- Genre: Love Story
- Written by: Faiza Iftikhar
- Directed by: Syed Ali Raza Usama
- Starring: Uzair Jaswal Sadia Khan Noman Ijaz Kinza Razzak
- Country of origin: Pakistan
- Original language: Urdu
- No. of episodes: 21

Production
- Producer: Babar Javed
- Production location: Pakistan
- Running time: Approx 40 Minutes

Original release
- Network: Geo Entertainment
- Release: 4 November 2017 – 24 March 2018

= Shayad =

2017 Pakistani television series

Shayad (شاید; ) is a 2017 Pakistani drama serial directed by Bashar Momin director Syed Ali Raza Usama, produced by Babar Javed and written by Faiza Iftikhar, based on her novel of the same name.
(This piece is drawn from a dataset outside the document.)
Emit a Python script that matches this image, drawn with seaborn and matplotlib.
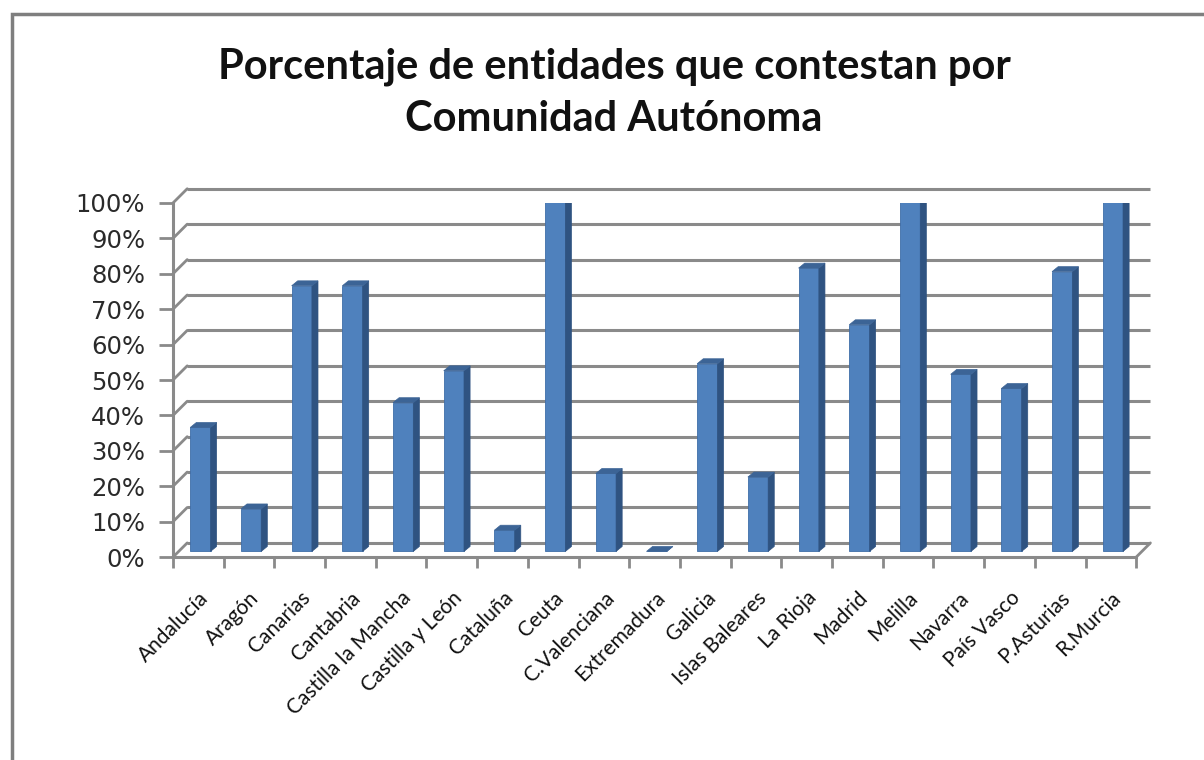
import matplotlib
matplotlib.use("Agg")
import matplotlib.pyplot as plt
import seaborn as sns
import pandas as pd
from matplotlib.patches import Polygon, Rectangle
from matplotlib.ticker import FuncFormatter

regions = ["Andalucía", "Aragón", "Canarias", "Cantabria", "Castilla la Mancha",
           "Castilla y León", "Cataluña", "Ceuta", "C.Valenciana", "Extremadura",
           "Galicia", "Islas Baleares", "La Rioja", "Madrid", "Melilla", "Navarra",
           "País Vasco", "P.Asturias", "R.Murcia"]
percent = [35, 12, 75, 75, 42, 51, 6, 100, 22, 0, 53, 21, 80, 64, 100, 50, 46, 79, 100]
y_ticks = [0, 10, 20, 30, 40, 50, 60, 70, 80, 90, 100]
title = "Porcentaje de entidades que contestan por\nComunidad Autónoma"

sns.set_theme(style="white")
plt.rcParams["font.family"] = ["Lato", "DejaVu Sans"]

df = pd.DataFrame({"region": regions, "pct": percent})

fig = plt.figure(figsize=(12.04, 7.6), dpi=100)
ax = fig.add_axes([0.1437, 0.267, 0.80, 0.466])

grid_c = "#8a8a8a"
dx, dy = 0.28, 4.0   # back-wall offset (data units)
n = len(regions)

ax.set_xlim(-0.5, n - 0.5)
ax.set_ylim(0, 100)
# back-wall gridlines with perspective connectors
for v in y_ticks:
    ax.plot([-0.5 + dx, n - 0.5 + dx], [v + dy, v + dy], color=grid_c,
            lw=2.2, zorder=0, clip_on=False, solid_capstyle="butt")
    ax.plot([-0.5, -0.5 + dx], [v, v + dy], color=grid_c, lw=2, zorder=0, clip_on=False)
ax.plot([n - 0.5, n - 0.5 + dx], [0, dy], color=grid_c, lw=2, zorder=0, clip_on=False)

sns.barplot(data=df, x="region", y="pct", color="#4F81BD", saturation=1,
            width=0.4, ax=ax, zorder=3)

# 3D side and top faces derived from the bar patches
sdx, sdy = 0.12, 1.4
for p in list(ax.patches):
    p.set_x(p.get_x() + 0.04)
    p.set_y(p.get_y() + 1.6)
    x0, y0 = p.get_x(), p.get_y()
    w, h = p.get_width(), p.get_height()
    top_y = y0 + h
    p.set_edgecolor("#3f6ea8")
    p.set_linewidth(0.6)
    side = Polygon([(x0 + w, y0), (x0 + w + sdx, y0 + sdy), (x0 + w + sdx, top_y + sdy),
                    (x0 + w, top_y)], closed=True, facecolor="#2F5381",
                   edgecolor="#2F5381", lw=0.5, zorder=3)
    top = Polygon([(x0, top_y), (x0 + sdx, top_y + sdy), (x0 + w + sdx, top_y + sdy),
                   (x0 + w, top_y)], closed=True, facecolor="#3C6496",
                  edgecolor="#3C6496", lw=0.5, zorder=3)
    ax.add_patch(side)
    ax.add_patch(top)

ax.set_yticks(y_ticks)
ax.yaxis.set_major_formatter(FuncFormatter(lambda v, _: f"{int(v)}%"))
ax.tick_params(axis="y", labelsize=17.5, length=10, width=2, color=grid_c, left=True,
               pad=10, labelcolor="#2a2a2a")
for t in ax.get_yticklabels():
    t.set_fontfamily("DejaVu Sans")
ax.set_xticks(range(n))
ax.set_xticklabels(regions, rotation=45, ha="right", rotation_mode="anchor",
                   fontsize=15, color="#111111")
ax.set_xticks([i - 0.5 for i in range(n + 1)], minor=True)
ax.tick_params(axis="x", which="major", length=0, pad=22)
ax.tick_params(axis="x", which="minor", length=8, width=2, color=grid_c, bottom=True)
ax.set_xlabel("")
ax.set_ylabel("")

for s in ["top", "right"]:
    ax.spines[s].set_visible(False)
for s in ["left", "bottom"]:
    ax.spines[s].set_color(grid_c)
    ax.spines[s].set_linewidth(2.2)

fig.text(0.51, 0.878, title, ha="center", va="center", fontsize=30,
         fontweight="bold", linespacing=1.45, color="#111111")

fig.patches.append(Rectangle((12 / 1204, -0.1), 1.2, 0.1 + (760 - 14) / 760,
                             transform=fig.transFigure, fill=False,
                             edgecolor="#7f7f7f", lw=2.5))

fig.savefig("out.png", dpi=100)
The drama stars Uzair Jaswal, Sadia Khan and Noman Ijaz in lead roles, and premiered on 4 November 2017 on Geo Entertainment. It was the second serial of singer-turned-actor Uzair Jaswal after Moray Saiyaan.

==Synopsis==
Shayad depicts the story of a one-sided lover Saad, who has developed feelings for Umm-e-Hani. She is an orphan and lives with Saad and his parents.
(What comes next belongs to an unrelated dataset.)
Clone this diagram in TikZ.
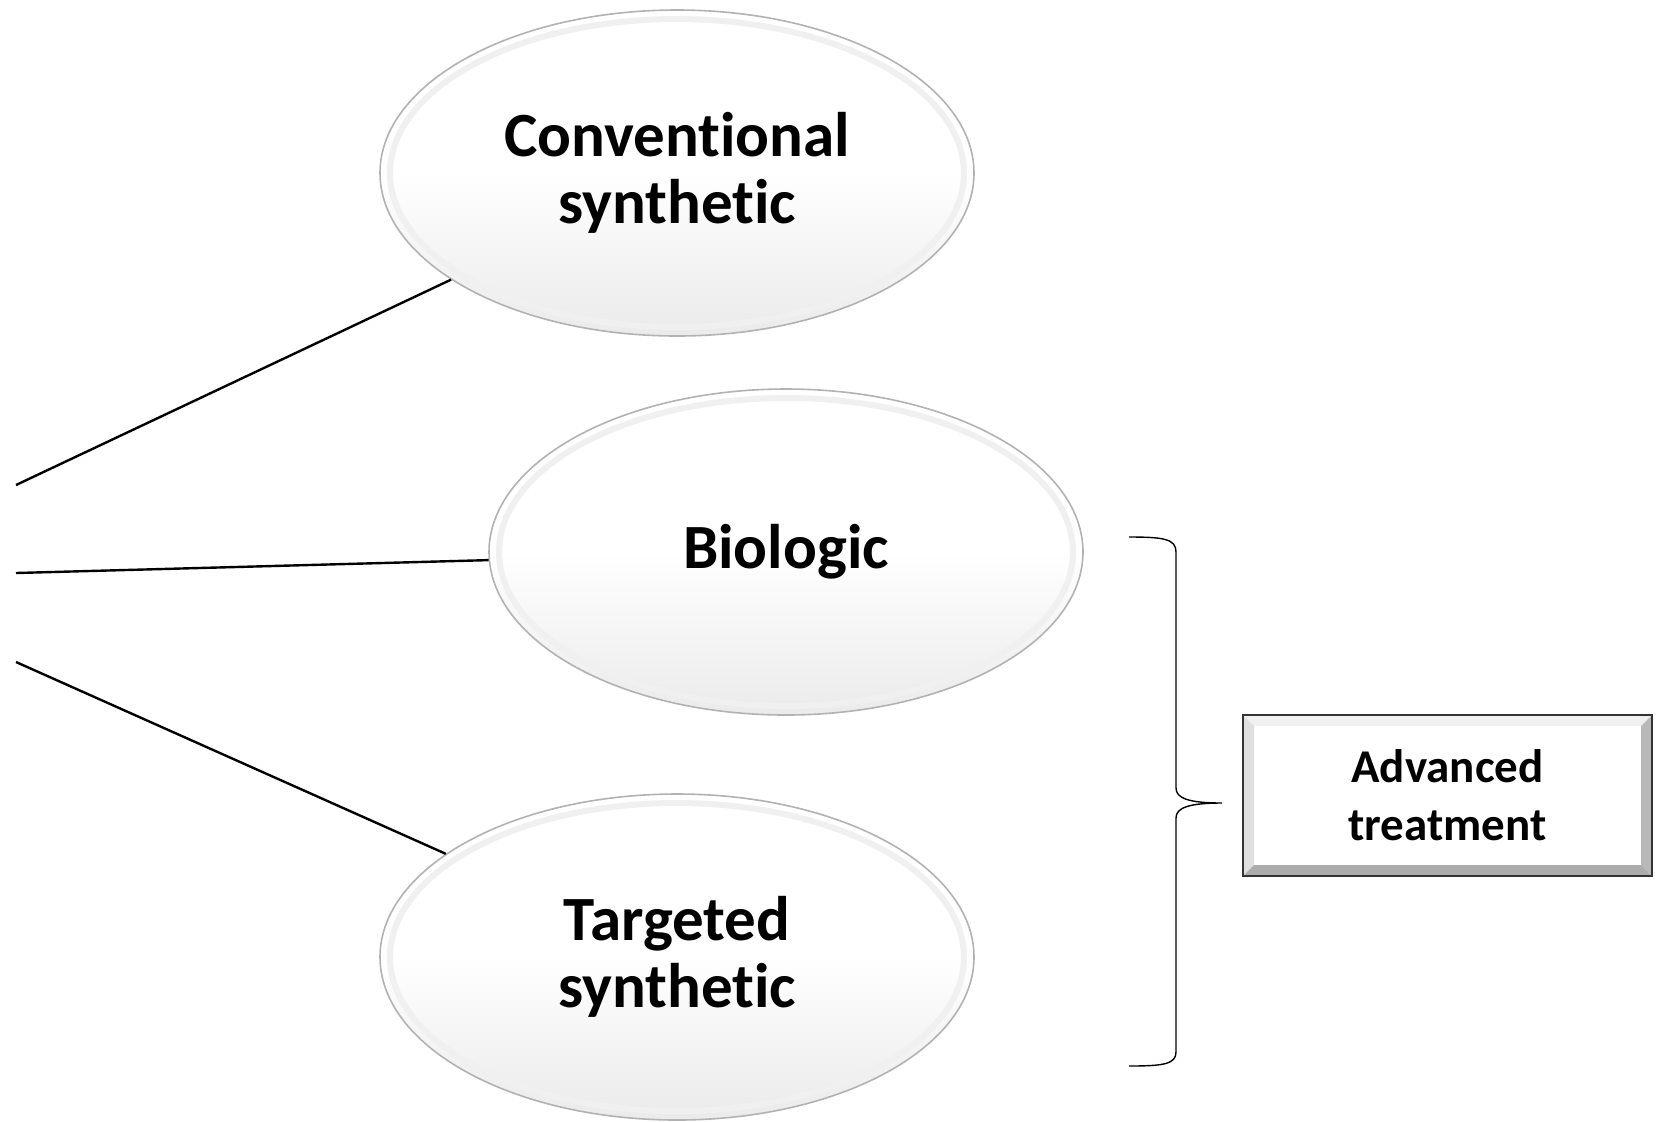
\documentclass[tikz,border=0pt]{standalone}
\usepackage{fontspec}
\setmainfont[Ligatures=NoCommon]{Carlito}
\usetikzlibrary{shapes.geometric}

\begin{document}
\begin{tikzpicture}[x=0.5pt, y=-0.5pt,
        drug/.style={ellipse, draw=gray!60, line width=0.8pt, shading=axis, top color=white, bottom color=gray!16, middle color=white, minimum width=297pt, minimum height=163pt, inner sep=0pt, align=center, font=\bfseries\fontsize{31.5}{33.5}\selectfont,
            path picture={\draw[gray!12, line width=3pt] (path picture bounding box.center) ellipse [x radius=143.5pt, y radius=77pt];}},
        bevelbox/.style={rectangle, draw=black!80, line width=1.2pt, fill=white, minimum width=204.5pt, minimum height=80.5pt, inner sep=0pt, align=center, font=\bfseries\fontsize{23.5}{29}\selectfont,
            path picture={
                \fill[gray!12] (path picture bounding box.north west) -- (path picture bounding box.north east) -- ++(-5.5pt,-5.5pt) -- ([shift={(5.5pt,-5.5pt)}]path picture bounding box.north west) -- cycle;
                \fill[gray!25] (path picture bounding box.north west) -- (path picture bounding box.south west) -- ++(5.5pt,5.5pt) -- ([shift={(5.5pt,-5.5pt)}]path picture bounding box.north west) -- cycle;
                \fill[gray!55] (path picture bounding box.north east) -- (path picture bounding box.south east) -- ++(-5.5pt,5.5pt) -- ([shift={(-5.5pt,-5.5pt)}]path picture bounding box.north east) -- cycle;
                \fill[gray!65] (path picture bounding box.south west) -- (path picture bounding box.south east) -- ++(-5.5pt,5.5pt) -- ([shift={(5.5pt,5.5pt)}]path picture bounding box.south west) -- cycle;
            }},
        link/.style={black, line width=1.2pt},
        bracket/.style={black, line width=0.7pt}
    ]
    \useasboundingbox (0,0) rectangle (1665,1121);

    \node[drug] (conv) at (677,173) {Conventional\\synthetic};
    \node[drug] (bio) at (786,552) {Biologic};
    \node[drug] (tsyn) at (677,957) {Targeted\\synthetic};
    \node[bevelbox] (adv) at (1447.5,795.5) {Advanced\\treatment};

    \coordinate (s1) at (16,485);
    \coordinate (s2) at (16,573);
    \coordinate (s3) at (16,662);
    \draw[link] (s1) -- (conv);
    \draw[link] (s2) -- (bio);
    \draw[link] (s3) -- (tsyn);

    % brace round the advanced group
    \coordinate (brtip) at (1222,803);
    \draw[bracket] (1129,537) .. controls (1164,537) and (1176,539) .. (1176,552) -- (1176,788)
        .. controls (1176,798) and (1188,803) .. (brtip)
        .. controls (1188,803) and (1176,808) .. (1176,818) -- (1176,1052)
        .. controls (1176,1064) and (1164,1066) .. (1129,1066);
\end{tikzpicture}
\end{document}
Since being orphaned, Umm-e-Hani has always been in search of secure hands, a responsible man who can help her overcoming her insecurities and fulfill her wishes. She has always considered Saad an emotional, immature and boyish person. She finally meets Salaar, a strong and influential man who she believes is the man of her dreams.
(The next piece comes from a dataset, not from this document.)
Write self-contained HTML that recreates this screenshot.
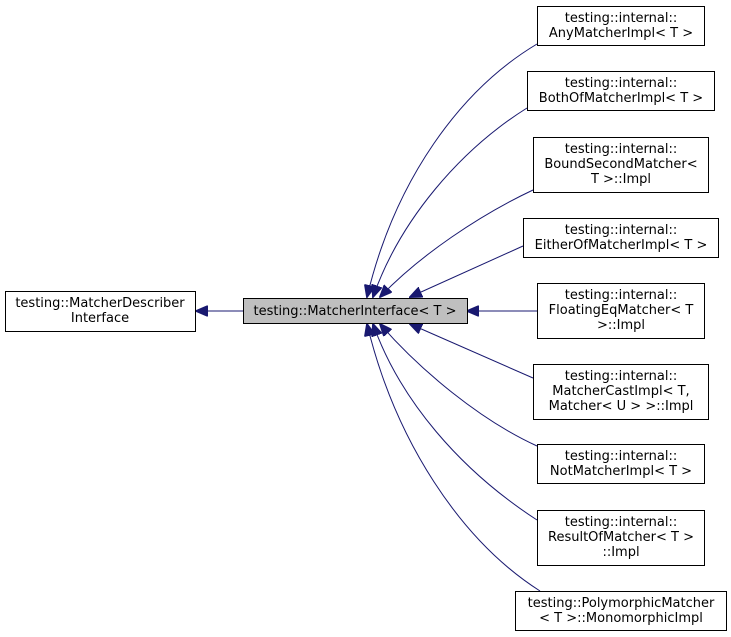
<!DOCTYPE html>
<html><head><meta charset="utf-8"><style>
body{margin:0;background:#fff;}
svg{display:block;font-family:"DejaVu Sans","Liberation Sans",sans-serif;font-size:13px;}
</style></head><body>
<svg width="731" height="637" viewBox="0 0 731 637">
<defs>
<marker id="a" markerWidth="13" markerHeight="11" refX="12" refY="5.5" orient="auto" markerUnits="userSpaceOnUse">
<path d="M0,0 L13,5.5 L0,11 Z" fill="#191970" stroke="#191970"/>
</marker>
</defs>
<g fill="none" stroke="#191970" stroke-width="1">
<path d="M243,311 L196,311" marker-end="url(#a)"/>
<path d="M537,44 C460,90 395,180 367,297" marker-end="url(#a)"/>
<path d="M527,108 C460,150 400,220 373,297" marker-end="url(#a)"/>
<path d="M533,190 C480,215 420,255 380,297" marker-end="url(#a)"/>
<path d="M523,246 L410,297" marker-end="url(#a)"/>
<path d="M537,311 L467,311" marker-end="url(#a)"/>
<path d="M533,378 L410,324" marker-end="url(#a)"/>
<path d="M537,446 C480,420 420,370 380,324" marker-end="url(#a)"/>
<path d="M537,520 C460,470 400,400 373,324" marker-end="url(#a)"/>
<path d="M540,591 C460,540 395,440 367,324" marker-end="url(#a)"/>
</g>
<g stroke="#000" stroke-width="1" fill="#fff">
<rect x="5.5" y="291.5" width="190" height="40"/>
<rect x="243.5" y="298.5" width="224" height="25" fill="#bfbfbf"/>
<rect x="537.5" y="6.5" width="167" height="39"/>
<rect x="527.5" y="71.5" width="187" height="39"/>
<rect x="533.5" y="137.5" width="175" height="55"/>
<rect x="523.5" y="218.5" width="195" height="39"/>
<rect x="537.5" y="283.5" width="167" height="55"/>
<rect x="533.5" y="364.5" width="175" height="55"/>
<rect x="537.5" y="444.5" width="167" height="39"/>
<rect x="537.5" y="510.5" width="167" height="55"/>
<rect x="515.5" y="591.5" width="211" height="39"/>
</g>
<g fill="#000" text-anchor="middle">
<text x="100" y="307">testing::MatcherDescriber</text>
<text x="100" y="322">Interface</text>
<text x="355" y="315">testing::MatcherInterface&lt; T &gt;</text>
<text x="621" y="22">testing::internal::</text>
<text x="621" y="37">AnyMatcherImpl&lt; T &gt;</text>
<text x="621" y="87">testing::internal::</text>
<text x="621" y="102">BothOfMatcherImpl&lt; T &gt;</text>
<text x="621" y="153">testing::internal::</text>
<text x="621" y="168">BoundSecondMatcher&lt;</text>
<text x="621" y="183">T &gt;::Impl</text>
<text x="621" y="234">testing::internal::</text>
<text x="621" y="249">EitherOfMatcherImpl&lt; T &gt;</text>
<text x="621" y="299">testing::internal::</text>
<text x="621" y="314">FloatingEqMatcher&lt; T</text>
<text x="621" y="329">&gt;::Impl</text>
<text x="621" y="380">testing::internal::</text>
<text x="621" y="395">MatcherCastImpl&lt; T,</text>
<text x="621" y="410">Matcher&lt; U &gt; &gt;::Impl</text>
<text x="621" y="460">testing::internal::</text>
<text x="621" y="475">NotMatcherImpl&lt; T &gt;</text>
<text x="621" y="526">testing::internal::</text>
<text x="621" y="541">ResultOfMatcher&lt; T &gt;</text>
<text x="621" y="556">::Impl</text>
<text x="621" y="607">testing::PolymorphicMatcher</text>
<text x="621" y="622">&lt; T &gt;::MonomorphicImpl</text>
</g>
</svg>
</body></html>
Unfortunately, Umm-e-Hani's sensible and long-term decision spells trouble for her.

Will Saad's craziness and unconditional love towards Umm-e-Hani help him in finding her again in life?

==Cast==
- Uzair Jaswal as Saad
- Sadia Khan as Umm-e-Hani (Hani)
- Noman Ijaz as Salaar
- Munazzah Arif as Naila
- Mohsin Gilani as Rizwan
- Irfan Khoosat as Dada
- Azra Aftab as Saalar Mother
- Haseeb Khan as Aslam
- Hareeb Farooque as Junaid
- Sofia Ahmed as Mahparha
- Farhana Maqsood as Salma
- Kinza Razzak as Taniya
- Wasim Haider as Sheharyar
- Saba Shahid as Anila
- Ali Mirza as Shoaib
- Samina Butt as Khala Batool

== Soundtrack ==
The original soundtrack of Shayad is composed by Syed Adeel Ali while the lyrics are provided by Ayub Khawar. The vocals are by Uzair Jaswal who is also the second lead actor of this drama serial. The song is available on Patari.